Diretor do programa de controlo de infeções quer adequada prescrição de antibióticos 860

O consumo de antibióticos nos hospitais cresceu com a covid-19 e não reverteu após a pandemia, disse esta quinta-feira (23) o diretor do Programa de Prevenção e Controlo de Infeções e de Resistências aos Antimicrobianos (PPCIRA), aconselhando uma prescrição mais adequada.

“Em Portugal, o consumo de antibióticos comprado em Farmácia Comunitária desceu muito durante a covid-19. Estivemos confinados, andávamos protegidos, tivemos menos infeções, andávamos de máscara. No fim da pandemia o consumo subiu, mas subiu para um valor inferior a 2019. Mas nos hospitais há um aumento crescente que não reverteu desde o final da pandemia, e muitos antibióticos são de largo espetro, muito potentes. O receio é que a resistência das bactérias em meio hospitalar aumente”, disse José Artur Paiva.

Em entrevista à agência Lusa, no âmbito da Semana Mundial de Conscientização sobre Antibióticos, o diretor nacional do PPCIRA fez um alerta sobre a necessidade de sensibilizar os médicos para uma prescrição mais adequada dos antibióticos.

“Mais do que sensibilizar, é importante ativar os médicos, formar, capacitar, dar ferramentas para que decidam melhor, escolham melhor, prescrevam melhor”, sublinhou José Artur Paiva.

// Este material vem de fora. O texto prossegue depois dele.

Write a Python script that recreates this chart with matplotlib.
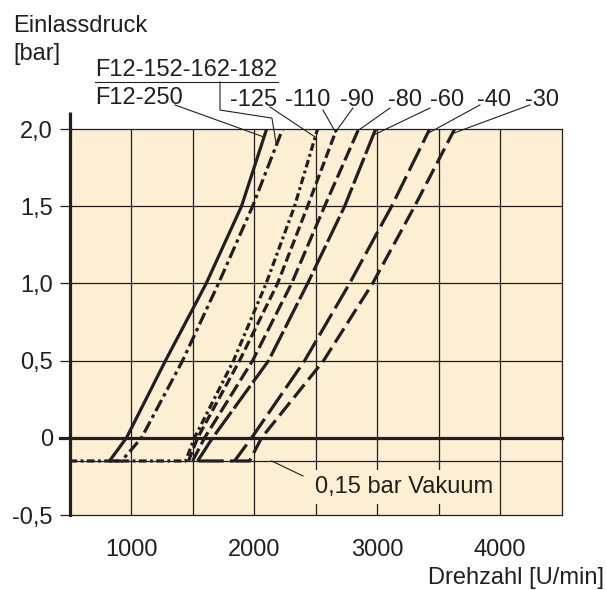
import matplotlib.pyplot as plt
import numpy as np

plt.rcParams['font.family'] = ['Liberation Sans', 'DejaVu Sans']
plt.rcParams['lines.scale_dashes'] = False

# pressure levels at which the curves were read
druck = [-0.15, 0.0, 0.5, 1.0, 1.5, 2.0]

# speed (U/min) of each curve at those levels
n_f12_250 = [825, 963, 1280, 1611, 1898, 2102]
n_f12_152 = [923, 1085, 1419, 1711, 1988, 2232]
n_125 = [1443, 1516, 1833, 2098, 2329, 2516]
n_110_90 = [1467, 1541, 1882, 2191, 2435, 2671]
n_80 = [1500, 1598, 1988, 2305, 2573, 2850]
n_60 = [1541, 1663, 2118, 2435, 2736, 2988]
n_40 = [1841, 1980, 2411, 2776, 3118, 3427]
n_30 = [1963, 2061, 2565, 2963, 3305, 3630]

# where the flat vacuum part of a curve starts (None = no flat part)
n_vakuum_start = [None, 825, 500, None, None, None, 1550, 1850]

vakuum = -0.15
y_ticks = [-0.5, 0, 0.5, 1.0, 1.5, 2.0]
y_ticklabels = ['-0,5', '0', '0,5', '1,0', '1,5', '2,0']
x_ticks = [1000, 2000, 3000, 4000]

curves = [n_f12_250, n_f12_152, n_125, n_110_90, n_80, n_60, n_40, n_30]
styles = ['-',
          (0, (9, 3, 2.5, 3)),
          (0, (5.5, 2.5, 2, 2.5)),
          (0, (7, 3)),
          (0, (10, 3.5)),
          (0, (20, 3)),
          (0, (18, 4.5)),
          (0, (12, 4.5))]

ink = '#231f20'
bg = '#fdefd3'

fig = plt.figure(figsize=(6.06, 5.90), dpi=100)
ax = fig.add_axes([0.1147, 0.1271, 0.8122, 0.6542])
ax.set_facecolor(bg)
ax.set_xlim(500, 4500)
ax.set_ylim(-0.5, 2.0)

# grid
for xv in np.arange(1000, 4500, 500):
    ax.axvline(xv, color=ink, lw=0.9, zorder=1)
for yv in [0.5, 1.0, 1.5]:
    ax.axhline(yv, color=ink, lw=0.9, zorder=1)
ax.axhline(vakuum, color=ink, lw=0.9, zorder=1)
ax.plot([-0.02, 1.0], [0, 0], color=ink, lw=2.3, zorder=2,
        transform=ax.get_yaxis_transform(), clip_on=False)

# curves
for n, st, start in zip(curves, styles, n_vakuum_start):
    xs = list(n)
    ys = list(druck)
    if start is not None:
        xs = [start] + xs
        ys = [vakuum] + ys
    ax.plot(xs, ys, color=ink, lw=2.3, linestyle=st, zorder=3,
            solid_capstyle='butt', dash_capstyle='butt')

# spines and ticks
for s in ['top', 'right', 'bottom']:
    ax.spines[s].set_linewidth(0.9)
    ax.spines[s].set_color(ink)
ax.spines['left'].set_linewidth(2.3)
ax.spines['left'].set_color(ink)
ax.plot([0, 0], [1.0, 1.045], color=ink, lw=2.3, transform=ax.transAxes,
        clip_on=False, solid_capstyle='butt')

ax.set_yticks(y_ticks)
ax.set_yticklabels(y_ticklabels)
ax.set_xticks(x_ticks)
ax.set_xticklabels([str(v) for v in x_ticks])
ax.tick_params(axis='y', length=7, width=0.9, color=ink, pad=5,
               labelsize=17, labelcolor=ink)
ax.tick_params(axis='x', length=0, pad=17, labelsize=17, labelcolor=ink)

# labels at the curve tops
fs = 17
ax.text(707, 2.380, 'F12-152-162-182', fontsize=fs, color=ink,
        va='center', ha='left', clip_on=False)
ax.plot([707, 2194], [2.305, 2.305], color=ink, lw=0.8, clip_on=False)
ax.text(707, 2.198, 'F12-250', fontsize=fs, color=ink,
        va='center', ha='left', clip_on=False)

ax.plot([1723, 1723, 2145, np.interp(1.896, druck, n_f12_152)],
        [2.305, 2.123, 2.071, 1.896], color=ink, lw=0.8, clip_on=False)
ax.plot([1357, np.interp(1.948, druck, n_f12_250)], [2.156, 1.948],
        color=ink, lw=0.8, clip_on=False)

labels = ['-125', '-110', '-90', '-80', '-60', '-40', '-30']
label_x = [1804, 2251, 2698, 3088, 3429, 3811, 4201]
lead_start = [(2129, 2.143), (2560, 2.123), (2803, 2.136), (3104, 2.136),
              (3429, 2.136), (3835, 2.156), (4241, 2.156)]
lead_curve = [n_125, n_110_90, n_110_90, n_80, n_60, n_40, n_30]
lead_y = [1.948, 1.98, 1.98, 1.99, 1.96, 1.97, 1.97]
for lab, lx, (sx, sy), cn, ly in zip(labels, label_x, lead_start,
                                     lead_curve, lead_y):
    ax.text(lx, 2.188, lab, fontsize=fs, color=ink, va='center',
            ha='left', clip_on=False)
    ax.plot([sx, np.interp(ly, druck, cn)], [sy, ly], color=ink, lw=0.8,
            clip_on=False)

# vacuum note
ax.text(2495, -0.318, '0,15 bar Vakuum', fontsize=fs, color=ink,
        va='center', ha='left', zorder=5,
        bbox=dict(boxstyle='square,pad=0.25', fc=bg, ec='none'))
ax.plot([2143, 2397], [vakuum, -0.247], color=ink, lw=0.8, zorder=4)

fig.text(13 / 606, 1 - 26 / 590, 'Einlassdruck', fontsize=fs, color=ink,
         va='center', ha='left')
fig.text(13 / 606, 1 - 54 / 590, '[bar]', fontsize=fs, color=ink,
         va='center', ha='left')
fig.text(604 / 606, 1 - 578 / 590, 'Drehzahl [U/min]', fontsize=fs,
         color=ink, va='center', ha='right')

fig.savefig('out.png', dpi=100)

Salvaguardando que este não é um problema exclusivo de Portugal e que o “compromisso deve ser mundial”, porque “o aumento da resistência das bactérias aos antibióticos está a acontecer à escala mundial”, o médico apontou que “quanto mais consumo de antibióticos tenha uma sociedade, mais resistência tem essa sociedade”.

“Sabemos que há uma correlação direta entre países que têm maior consumo de antibióticos e países que têm mais carga de bactérias resistentes a antibióticos”, resumiu.

À Lusa, José Artur Paiva, para quem “o antibiótico foi talvez o maior contribuinte para o aumento da esperança média de vida”, defendeu que o uso atual que está a ser dado a este tipo de medicamento pode torná-lo ineficaz, algo que seria “um total retrocesso”.

“Estamos a desenhar um caminho em que as bactérias estão resistentes e os antibióticos são ineficazes. Arriscamo-nos a que a esperança média de vida comece a diminuir”, referiu.

Em resumo, o diretor do PPCIRA considerou que “temos de usar antibióticos apenas quando são necessários e com a duração necessária”, alertando que o compromisso das administrações hospitalares nesta filosofia “é muito importante”.

José Artur Paiva recordou que o controlo de infeção é muito importante em meio hospitalar por causa da transmissão, uma vez que se aparecer uma bactéria num doente e ele passar para um doente que está na mesma enfermaria, estando em causa pessoas fragilizadas, podem acontecer consequências.

“À escala mundial estamos a apostar em melhorar as práticas de controlo da infeção para prevenir a transmissão das bactérias. Portugal também tem de o fazer. E já o faz”, disse José Artur Paiva.

Dando como exemplo as práticas do Centro Hospitalar Universitário de São João (CHUSJ), no Porto, onde é diretor do Serviço de Medicina Intensiva, José Artur Paiva contou que, na admissão de doentes com determinados fatores de risco, são feitos testes de rastreio que têm diagnóstico muito rápido para determinar se este é portador de bactérias resistentes e, mediante o resultado, o doente é encaminhado a uma área específica, na qual os profissionais o tratam com equipamento de isolamento.

“Não é preciso fechar o doente à chave em isolamento, é preciso é que o contacto seja controlado. O objetivo é prevenir o aparecimento de surtos”, concluiu o médico do CHUSJ que participa, com outras cinco instituições europeias, no projeto Drive-AMS, que visa capacitar médicos para uma prescrição mais adequada.

Considerado o primeiro antibiótico do mundo, a penicilina foi descoberta pelo bacteriologista escocês Alexander Fleming, em 1928, e começou a ser produzida em 1930.

Por essa altura, num mundo sem antibióticos, a esperança média de vida à nascença do português era 40 anos. Atualmente é 80 anos.